# Start of Source excerpt

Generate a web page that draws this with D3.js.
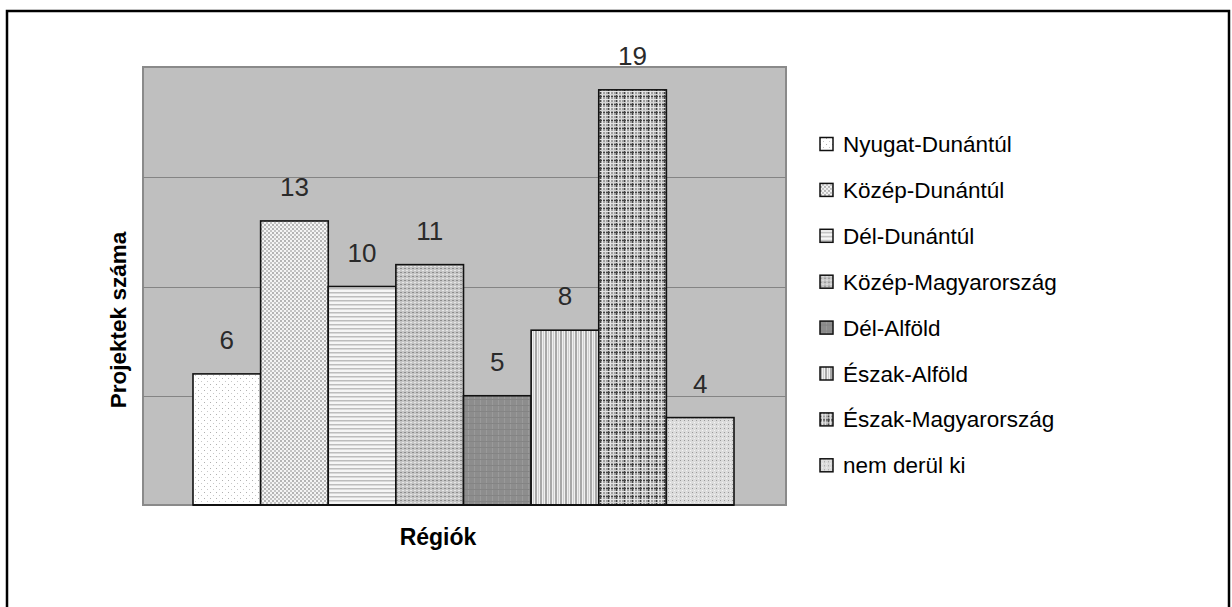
<!DOCTYPE html>
<html>
<head>
<meta charset="utf-8">
<script src="https://cdn.jsdelivr.net/npm/d3@7"></script>
<style>
  body { margin: 0; background: #fff; }
  svg { display: block; font-family: "Liberation Sans", Arial, sans-serif; }
</style>
</head>
<body>
<div id="chart"></div>
<script>
// data
const regions = ["Nyugat-Dunántúl", "Közép-Dunántúl", "Dél-Dunántúl", "Közép-Magyarország",
  "Dél-Alföld", "Észak-Alföld", "Észak-Magyarország", "nem derül ki"];
const projects = [6, 13, 10, 11, 5, 8, 19, 4];
const yTicks = [0, 5, 10, 15, 20];

const W = 1232, H = 607;
const plot = { left: 143, right: 786, top: 67, bottom: 505 };

const svg = d3.select("#chart").append("svg").attr("width", W).attr("height", H);
const defs = svg.append("defs");

// fill patterns, one per region
function makePattern(id, size, bg, draw) {
  const p = defs.append("pattern").attr("id", id).attr("patternUnits", "userSpaceOnUse")
    .attr("width", size[0]).attr("height", size[1]);
  p.append("rect").attr("width", size[0]).attr("height", size[1]).attr("fill", bg);
  draw(p);
}
makePattern("p0", [6, 6], "#ffffff", p => {
  p.append("rect").attr("x", 0).attr("y", 0).attr("width", 1).attr("height", 1).attr("fill", "#b0b0b0");
  p.append("rect").attr("x", 3).attr("y", 3).attr("width", 1).attr("height", 1).attr("fill", "#c8c8c8");
});
makePattern("p1", [4, 4], "#f4f4f4", p => {
  p.append("rect").attr("x", 0).attr("y", 0).attr("width", 2).attr("height", 2).attr("fill", "#b4b4b4");
  p.append("rect").attr("x", 2).attr("y", 2).attr("width", 2).attr("height", 2).attr("fill", "#c4c4c4");
});
makePattern("p2", [4, 4], "#f6f6f6", p => {
  p.append("rect").attr("x", 0).attr("y", 0).attr("width", 4).attr("height", 1.5).attr("fill", "#bdbdbd");
});
makePattern("p3", [4, 4], "#c6c6c6", p => {
  p.append("rect").attr("x", 0).attr("y", 0).attr("width", 2).attr("height", 1).attr("fill", "#8e8e8e");
  p.append("rect").attr("x", 2).attr("y", 2).attr("width", 2).attr("height", 1).attr("fill", "#e6e6e6");
});
makePattern("p4", [6, 6], "#8d8d8d", p => {
  p.append("rect").attr("x", 0).attr("y", 0).attr("width", 1).attr("height", 6).attr("fill", "#9a9a9a");
  p.append("rect").attr("x", 0).attr("y", 3).attr("width", 6).attr("height", 1).attr("fill", "#848484");
});
makePattern("p5", [5, 5], "#f0f0f0", p => {
  p.append("rect").attr("x", 0).attr("y", 0).attr("width", 2).attr("height", 5).attr("fill", "#a8a8a8");
  p.append("rect").attr("x", 3).attr("y", 0).attr("width", 1).attr("height", 5).attr("fill", "#cfcfcf");
});
makePattern("p6", [8, 8], "#a0a0a0", p => {
  p.append("rect").attr("x", 0).attr("y", 0).attr("width", 1).attr("height", 8).attr("fill", "#444");
  p.append("rect").attr("x", 0).attr("y", 0).attr("width", 8).attr("height", 1).attr("fill", "#444");
  p.append("rect").attr("x", 2).attr("y", 0).attr("width", 1).attr("height", 8).attr("fill", "#e8e8e8");
  p.append("rect").attr("x", 5).attr("y", 0).attr("width", 1).attr("height", 8).attr("fill", "#dcdcdc");
  p.append("rect").attr("x", 0).attr("y", 3).attr("width", 8).attr("height", 1).attr("fill", "#e4e4e4");
  p.append("rect").attr("x", 0).attr("y", 6).attr("width", 8).attr("height", 1).attr("fill", "#d4d4d4");
});
makePattern("p7", [4, 4], "#dcdcdc", p => {
  p.append("rect").attr("x", 0).attr("y", 0).attr("width", 1).attr("height", 1).attr("fill", "#9a9a9a");
  p.append("rect").attr("x", 2).attr("y", 2).attr("width", 1).attr("height", 1).attr("fill", "#f4f4f4");
});

// outer frame
svg.append("rect").attr("x", 7).attr("y", 11).attr("width", 1222).attr("height", 620)
  .attr("fill", "#fff").attr("stroke", "#000").attr("stroke-width", 2.5);

// scales
const y = d3.scaleLinear().domain([0, 20]).range([plot.bottom, plot.top + 1]);
const x = d3.scaleBand().domain(regions).range([193, 734]).padding(0);

// plot background
svg.append("rect").attr("x", plot.left).attr("y", plot.top)
  .attr("width", plot.right - plot.left).attr("height", plot.bottom - plot.top)
  .attr("fill", "#bfbfbf").attr("stroke", "#8a8a8a").attr("stroke-width", 2);

// gridlines
svg.append("g").selectAll("line").data(yTicks.filter(d => d > 0 && d < 20)).join("line")
  .attr("x1", plot.left).attr("x2", plot.right)
  .attr("y1", d => Math.round(y(d)) + 0.5).attr("y2", d => Math.round(y(d)) + 0.5)
  .attr("stroke", "#848484").attr("stroke-width", 1.2);

// bars
svg.append("g").selectAll("rect").data(regions).join("rect")
  .attr("x", d => x(d))
  .attr("y", (d, i) => y(projects[i]))
  .attr("width", x.bandwidth())
  .attr("height", (d, i) => plot.bottom - y(projects[i]))
  .attr("fill", (d, i) => `url(#p${i})`)
  .attr("stroke", "#111").attr("stroke-width", 1.6);

// baseline
svg.append("line").attr("x1", 193).attr("x2", 734).attr("y1", plot.bottom).attr("y2", plot.bottom)
  .attr("stroke", "#111").attr("stroke-width", 2);

// value labels
svg.append("g").selectAll("text").data(regions).join("text")
  .attr("x", d => x(d) + x.bandwidth() / 2)
  .attr("y", (d, i) => y(projects[i]) - 25)
  .attr("text-anchor", "middle")
  .attr("font-size", 26).attr("fill", "#2a2a2a")
  .text((d, i) => projects[i]);

// axis titles
svg.append("text").attr("x", 438).attr("y", 545).attr("text-anchor", "middle")
  .attr("font-size", 23).attr("font-weight", "bold").text("Régiók");
svg.append("text").attr("transform", "translate(126,320) rotate(-90)").attr("text-anchor", "middle")
  .attr("font-size", 22.5).attr("font-weight", "bold").text("Projektek száma");

// legend
const legend = svg.append("g").selectAll("g").data(regions).join("g")
  .attr("transform", (d, i) => `translate(820,${144 + i * 45.9})`);
legend.append("rect").attr("x", 0).attr("y", -6.5).attr("width", 13).attr("height", 13)
  .attr("fill", (d, i) => `url(#p${i})`).attr("stroke", "#111").attr("stroke-width", 1.5);
legend.append("text").attr("x", 23).attr("y", 8)
  .attr("font-size", 22.5).attr("fill", "#000").text(d => d);
</script>
</body>
</html>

# End of Source excerpt

### Exercise task
Leave out the pictures and retype every line above exactly.

### Answer to this task
Generate a web page that draws this with D3.js.
<!DOCTYPE html>
<html>
<head>
<meta charset="utf-8">
<script src="https://cdn.jsdelivr.net/npm/d3@7"></script>
<style>
  body { margin: 0; background: #fff; }
  svg { display: block; font-family: "Liberation Sans", Arial, sans-serif; }
</style>
</head>
<body>
<div id="chart"></div>
<script>
// data
const regions = ["Nyugat-Dunántúl", "Közép-Dunántúl", "Dél-Dunántúl", "Közép-Magyarország",
  "Dél-Alföld", "Észak-Alföld", "Észak-Magyarország", "nem derül ki"];
const projects = [6, 13, 10, 11, 5, 8, 19, 4];
const yTicks = [0, 5, 10, 15, 20];

const W = 1232, H = 607;
const plot = { left: 143, right: 786, top: 67, bottom: 505 };

const svg = d3.select("#chart").append("svg").attr("width", W).attr("height", H);
const defs = svg.append("defs");

// fill patterns, one per region
function makePattern(id, size, bg, draw) {
  const p = defs.append("pattern").attr("id", id).attr("patternUnits", "userSpaceOnUse")
    .attr("width", size[0]).attr("height", size[1]);
  p.append("rect").attr("width", size[0]).attr("height", size[1]).attr("fill", bg);
  draw(p);
}
makePattern("p0", [6, 6], "#ffffff", p => {
  p.append("rect").attr("x", 0).attr("y", 0).attr("width", 1).attr("height", 1).attr("fill", "#b0b0b0");
  p.append("rect").attr("x", 3).attr("y", 3).attr("width", 1).attr("height", 1).attr("fill", "#c8c8c8");
});
makePattern("p1", [4, 4], "#f4f4f4", p => {
  p.append("rect").attr("x", 0).attr("y", 0).attr("width", 2).attr("height", 2).attr("fill", "#b4b4b4");
  p.append("rect").attr("x", 2).attr("y", 2).attr("width", 2).attr("height", 2).attr("fill", "#c4c4c4");
});
makePattern("p2", [4, 4], "#f6f6f6", p => {
  p.append("rect").attr("x", 0).attr("y", 0).attr("width", 4).attr("height", 1.5).attr("fill", "#bdbdbd");
});
makePattern("p3", [4, 4], "#c6c6c6", p => {
  p.append("rect").attr("x", 0).attr("y", 0).attr("width", 2).attr("height", 1).attr("fill", "#8e8e8e");
  p.append("rect").attr("x", 2).attr("y", 2).attr("width", 2).attr("height", 1).attr("fill", "#e6e6e6");
});
makePattern("p4", [6, 6], "#8d8d8d", p => {
  p.append("rect").attr("x", 0).attr("y", 0).attr("width", 1).attr("height", 6).attr("fill", "#9a9a9a");
  p.append("rect").attr("x", 0).attr("y", 3).attr("width", 6).attr("height", 1).attr("fill", "#848484");
});
makePattern("p5", [5, 5], "#f0f0f0", p => {
  p.append("rect").attr("x", 0).attr("y", 0).attr("width", 2).attr("height", 5).attr("fill", "#a8a8a8");
  p.append("rect").attr("x", 3).attr("y", 0).attr("width", 1).attr("height", 5).attr("fill", "#cfcfcf");
});
makePattern("p6", [8, 8], "#a0a0a0", p => {
  p.append("rect").attr("x", 0).attr("y", 0).attr("width", 1).attr("height", 8).attr("fill", "#444");
  p.append("rect").attr("x", 0).attr("y", 0).attr("width", 8).attr("height", 1).attr("fill", "#444");
  p.append("rect").attr("x", 2).attr("y", 0).attr("width", 1).attr("height", 8).attr("fill", "#e8e8e8");
  p.append("rect").attr("x", 5).attr("y", 0).attr("width", 1).attr("height", 8).attr("fill", "#dcdcdc");
  p.append("rect").attr("x", 0).attr("y", 3).attr("width", 8).attr("height", 1).attr("fill", "#e4e4e4");
  p.append("rect").attr("x", 0).attr("y", 6).attr("width", 8).attr("height", 1).attr("fill", "#d4d4d4");
});
makePattern("p7", [4, 4], "#dcdcdc", p => {
  p.append("rect").attr("x", 0).attr("y", 0).attr("width", 1).attr("height", 1).attr("fill", "#9a9a9a");
  p.append("rect").attr("x", 2).attr("y", 2).attr("width", 1).attr("height", 1).attr("fill", "#f4f4f4");
});

// outer frame
svg.append("rect").attr("x", 7).attr("y", 11).attr("width", 1222).attr("height", 620)
  .attr("fill", "#fff").attr("stroke", "#000").attr("stroke-width", 2.5);

// scales
const y = d3.scaleLinear().domain([0, 20]).range([plot.bottom, plot.top + 1]);
const x = d3.scaleBand().domain(regions).range([193, 734]).padding(0);

// plot background
svg.append("rect").attr("x", plot.left).attr("y", plot.top)
  .attr("width", plot.right - plot.left).attr("height", plot.bottom - plot.top)
  .attr("fill", "#bfbfbf").attr("stroke", "#8a8a8a").attr("stroke-width", 2);

// gridlines
svg.append("g").selectAll("line").data(yTicks.filter(d => d > 0 && d < 20)).join("line")
  .attr("x1", plot.left).attr("x2", plot.right)
  .attr("y1", d => Math.round(y(d)) + 0.5).attr("y2", d => Math.round(y(d)) + 0.5)
  .attr("stroke", "#848484").attr("stroke-width", 1.2);

// bars
svg.append("g").selectAll("rect").data(regions).join("rect")
  .attr("x", d => x(d))
  .attr("y", (d, i) => y(projects[i]))
  .attr("width", x.bandwidth())
  .attr("height", (d, i) => plot.bottom - y(projects[i]))
  .attr("fill", (d, i) => `url(#p${i})`)
  .attr("stroke", "#111").attr("stroke-width", 1.6);

// baseline
svg.append("line").attr("x1", 193).attr("x2", 734).attr("y1", plot.bottom).attr("y2", plot.bottom)
  .attr("stroke", "#111").attr("stroke-width", 2);

// value labels
svg.append("g").selectAll("text").data(regions).join("text")
  .attr("x", d => x(d) + x.bandwidth() / 2)
  .attr("y", (d, i) => y(projects[i]) - 25)
  .attr("text-anchor", "middle")
  .attr("font-size", 26).attr("fill", "#2a2a2a")
  .text((d, i) => projects[i]);

// axis titles
svg.append("text").attr("x", 438).attr("y", 545).attr("text-anchor", "middle")
  .attr("font-size", 23).attr("font-weight", "bold").text("Régiók");
svg.append("text").attr("transform", "translate(126,320) rotate(-90)").attr("text-anchor", "middle")
  .attr("font-size", 22.5).attr("font-weight", "bold").text("Projektek száma");

// legend
const legend = svg.append("g").selectAll("g").data(regions).join("g")
  .attr("transform", (d, i) => `translate(820,${144 + i * 45.9})`);
legend.append("rect").attr("x", 0).attr("y", -6.5).attr("width", 13).attr("height", 13)
  .attr("fill", (d, i) => `url(#p${i})`).attr("stroke", "#111").attr("stroke-width", 1.5);
legend.append("text").attr("x", 23).attr("y", 8)
  .attr("font-size", 22.5).attr("fill", "#000").text(d => d);
</script>
</body>
</html>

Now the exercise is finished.